社会参加を促すため、多くの施設で割引が受けられます。

  • 映画館:多くの映画館で本人と付添人1名が1,000円程度で鑑賞できます。
  • 美術館・博物館・動物園:公立の施設は無料、民間でも割引になることが多いです。
  • テーマパーク:ディズニーリゾートやUSJなどでも、並ぶ負担を軽減するサポートサービスを利用できる場合があります。

3. 手帳申請の手順(年金証書を使う場合)

実際に市役所の窓口に行く際の具体的な流れです。

  1. 必要書類を揃える
    • 年金証書(または年金決定通知書)の原本
    • 直近の年金振込通知書(または支払通知書)
    • 証明写真(縦4cm×横3cm)
    • マイナンバー確認書類
    • 身分証明書(免許証など)
    • 印鑑
  2. 市区町村の障害福祉窓口へ行く
    • 窓口で「障害年金を受給しているので、その証書を使って精神障害者保健福祉手帳を作りたい」と伝えてください。
    • その場で「交付申請書」を記入します。
  3. 手帳の交付
    • 申請から約1〜2ヶ月程度で手帳ができあがります(自治体から通知が届きます)。

4. よくある質問と誤解

社会保険労務士として、よく相談される不安にお答えします。

手帳を持つと、会社や近所にバレますか?

バレません。

手帳を持っている情報は高度なプライバシー情報であり、自分から言わない限り、会社や近隣住民に知られることはありません。手帳を取得しても、それを会社に報告する義務はありません(ただし、障害者控除を受けるために年末調整で申告すれば経理担当者には分かる可能性は発生します)。

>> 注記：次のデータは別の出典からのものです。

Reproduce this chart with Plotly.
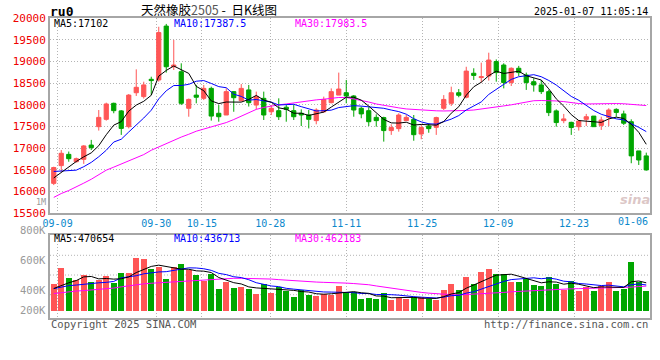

障害年金が止まったら、手帳も返さないといけませんか?

必ずしもそうではありません。

年金と手帳は連動して申請できますが、制度としては別物です。もし年金が停止になっても、手帳の更新時期(2年ごと)に改めて医師の診断書を提出し、該当すると判断されれば手帳は持ち続けられます。

社会保険労務士からのアドバイス

「障害者手帳」という言葉の響きに抵抗感を持つ方も少なくありません。ですが、手帳はあなたという人間を定義するものではなく、「今の生活の負担を少しでも減らし、より生きやすくするための『便利なツール(道具)』」に過ぎません。

特に障害年金を受給されている方は、追加の費用負担なしで、税金の減免や将来のJR割引といった大きな権利を手に入れることができます。

まずは手帳を取得し、引き出しの中にしまっておくだけでも構いません。「いざという時に使えるカード」として持っておくことを強くおすすめします。